A strong opening looks like this: “This project tests whether [specific hypothesis] explains [specific human origins problem] using [method/site/sample].” That kind of opening tells the reviewer you already think like a researcher.
Here is the structure that works best:
- research question
- why the question matters to human origins
- what other researchers already tried
- your method and data plan
- your own experience with the technique
- any pilot results
- broader impact
- schedule
- data sharing plan
Do not waste space on a long personal history. Do not write three pages about your passion for science, then hide the actual project on page six. The reviewers need to see the project immediately.
For length, stay close to the official limits. The body should remain within 7 single-spaced pages, the references within 2 pages, the budget on 1 page, and the budget justification on 1 page. That tight format is not a nuisance; it is the test.
Selection criteria — what they really look for
The official FAQ says the foundation selects proposals based on scientific merit, methods and feasibility, budget, qualifications of the investigators, relevance to human origins, the applicant pool, and available funds. It also says proposals first go through the Grants Department, then expert peer review, then the Scientific Executive Committee, and finally the Board of Trustees.
That means reviewers are usually asking seven practical questions:
- Is the question important?
- Can this person actually do the project?
- Does the method match the question?
- Is the budget believable?
- Does the topic truly fit human origins?
- Does the proposal look complete?
- Does it feel like a project worth funding right now?
One detail that cuts against a common myth: donor money does not decide the award. The foundation says donors and staff do not weigh in on the decision. That makes the process more academic than fundraising-driven.
Common mistakes that get strong proposals rejected
A lot of strong students lose this grant for avoidable reasons. The first mistake is applying with a project that only loosely touches human origins. If the link is vague, the committee will notice it quickly.
The second mistake is asking for money the grant does not cover. If you build the budget around tuition, overhead, publication, or general lab upgrades, you are asking the wrong grant to do the wrong job.
The third mistake is ignoring the data-sharing statement. The packet says this plan is part of the review logic, so treat it like a real section, not an optional add-on.
The fourth mistake is resubmitting carelessly. The current page says that beginning in Fall 2026, proposals may only be resubmitted once, so a weak resubmission now carries more risk than before.
What applicants from Pakistan, India, Nigeria, and Egypt should do differently
Nationality does not block you, but logistics still matter. Since the foundation accepts applicants from any country, the real question is whether your institution, permits, and field access are already lined up.

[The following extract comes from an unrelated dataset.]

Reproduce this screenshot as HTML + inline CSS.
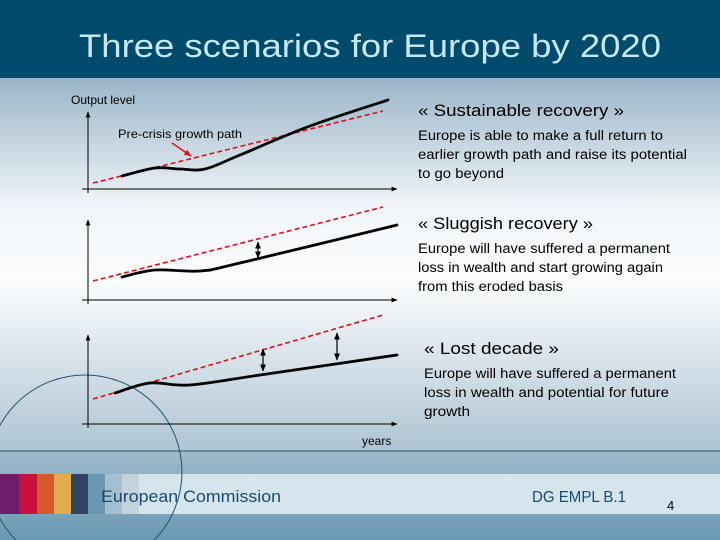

If you are applying from Pakistan, India, Bangladesh, Nigeria, Egypt, Indonesia, the Philippines, Kenya, Ghana, Ethiopia, Saudi Arabia, or the UAE, focus on three things: a credible host institution, a clean budget, and proof that your fieldwork is possible in the time you have. That is what usually separates a realistic project from a wish list.
If you need a different funding model, compare this grant with our JYU Visiting Fellow Programme 2027 in Finland article for short research visits, our RESDOC Scholarship 2026 in Finland article for a salaried doctoral route, and our Ghent University PhD Scholarships 2026 in Belgium article for sandwich-style doctoral funding. Those options solve a different problem, so use them only if they match your stage and project.
Conclusion
The Leakey Foundation Research Grant 2026 in USA is best for students and researchers who can prove a direct link to human origins, show solid methods, and keep the budget realistic. If your project fits that frame, the July 15, 2026 cycle is worth serious effort, because this grant funds real research work rather than generic study costs.
FAQs
Is the Leakey Foundation Research Grant fully funded?
No, it is not a full tuition scholarship. The foundation funds direct research costs such as travel, fieldwork living expenses, supplies, and research expenses, but it does not pay tuition or overhead.
Who can apply for the grant?
Advanced doctoral students and post-PhD researchers can apply. PhD applicants must be advanced to candidacy or expect to reach it before decisions are made, and there are no citizenship restrictions.
What is the deadline for the fall 2026 cycle?
The fall deadline is July 15, 2026. The foundation says fall applicants are usually notified in mid-December.
Do I need to be a U.S. citizen to apply?
No. The foundation says applicants from any country can apply. The real requirement is that your project fits human origins research and that you are affiliated with an institution.
How does the foundation choose winners?
The foundation uses a peer-review process and selects proposals based on scientific merit, feasibility, budget, investigator qualifications, relevance to human origins, the applicant pool, and available funds. The Grants Department screens first, then scientists review the proposal, then the Scientific Executive Committee and Board approve awards.
Can master’s students apply?
No, not for this grant. The official page limits applications to advanced doctoral students and post-PhD researchers.